Um voto tem muitas leituras e serve para muitas coisas. Ele representa uma vontade pessoal dos votantes (que nunca poderemos conhecer) mas os resultados eleitorais são submetidos também a uma leitura por parte dos partidos e dos comentadores ajudando a sedimentar a opinião pública. E é evidente que uma votação expressiva nos partidos do Governo – ainda que com perda de percentagens e de câmaras – será lida, se não como um apoio, pelo menos como um gesto de resignação perante as políticas criminosas do Governo.
E isso é algo que o povo português não pode fazer, sob pena de perder não só a pele mas também a alma.
Num país onde a venda de automóveis de luxo apresenta as maiores taxas de crescimento (a Jaguar teve um aumento de 59% nas suas vendas em Agosto) mas onde há cada vez mais famílias a recorrer a cantinas sociais para dar de comer aos filhos, não é admissível votar nos partidos que integram o Governo que impõe esta situação, ainda que se trate de uma eleição para uma junta de freguesia. A política que o Governo e os partidos do Governo defendem e põem em prática a nível nacional é uma política indecente, e quem defende políticas indecentes a nível nacional não pode ser decente ao nível local. Quem defende uma política de venda do país às mais ricas potências estrangeiras, na esperança de receber trinta dinheiros quando sair do Governo, não pode pretender ter o interesse das populações locais no seu coração. Quem concebe e põe de pé uma política de desemprego, de descida dos salários e de pobreza crescente não pode pretender defender uma política de pleno emprego e de desenvolvimento harmonioso e sustentável a nível local. Quem defende uma política de venda do património público mais rentável às empresas privadas não pode pretender defender o património a nível local. Quem defende a destruição do Estado e a privatização de serviços públicos essenciais para poder transferir os lucros para os aligarcas que serve não pode pretender querer uma câmara centrada nas pessoas e activa na acção social. Quem é servil perante os fortes em todas as circunstâncias não pode pretender defender os seus munícipes perante os interesses privados ou os poderes centrais. Quem pactua com a mentira e encobre cambalachos de todos os tipos, quem nomeia Relvas e Machetes e Marias Swaps não pode pretender ter uma política de verdade e de lisura.

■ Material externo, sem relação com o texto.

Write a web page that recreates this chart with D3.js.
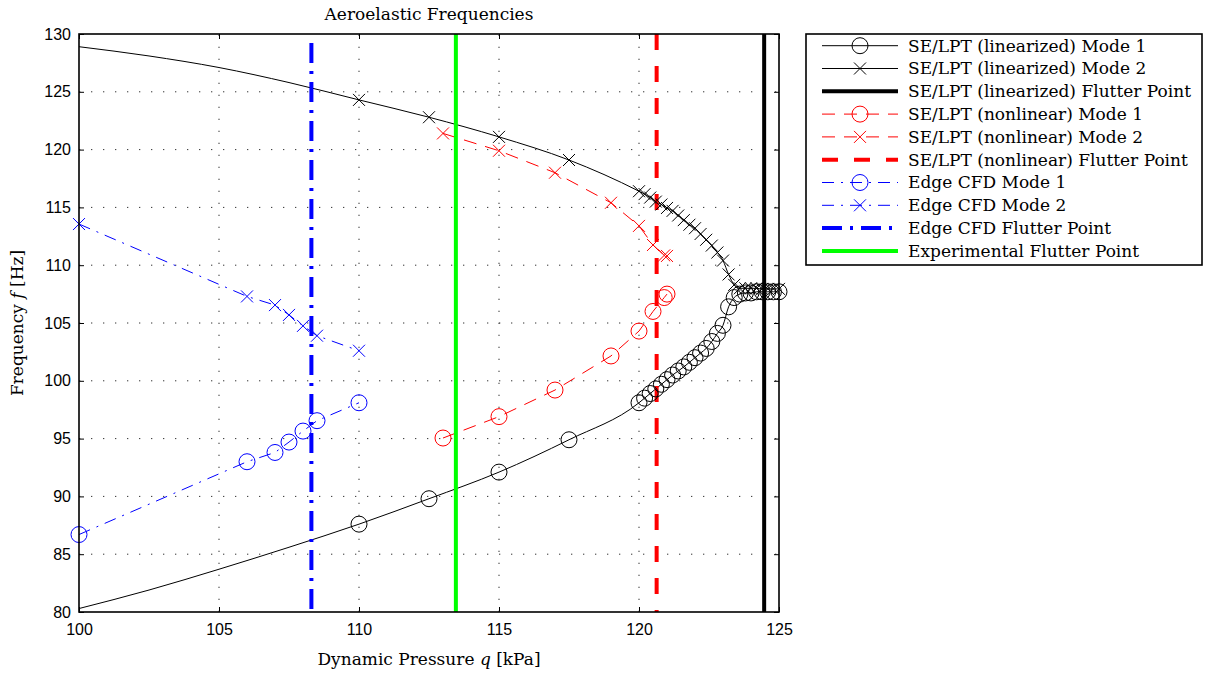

A avaliação do resultado das autárquicas deve ser feito à escala nacional porque há desta vez uma clara escolha ideológica entre um modelo neoliberal de destruição do Estado social, representado pelo PSD e pelo seu sidekick CDS, que tem o dinheiro como único “valor” e um modelo de sociedade centrado nas pessoas.
Admito que, num ou noutro caso muito particular, haja razões para votar localmente PSD ou CDS. Mas quem o fizer deve saber que o seu voto será usado para validar a actual política. Só isso deveria chegar para evitar o gesto. Há pessoas e políticas que devem ser cuidadosamente cercadas por um cordão sanitário.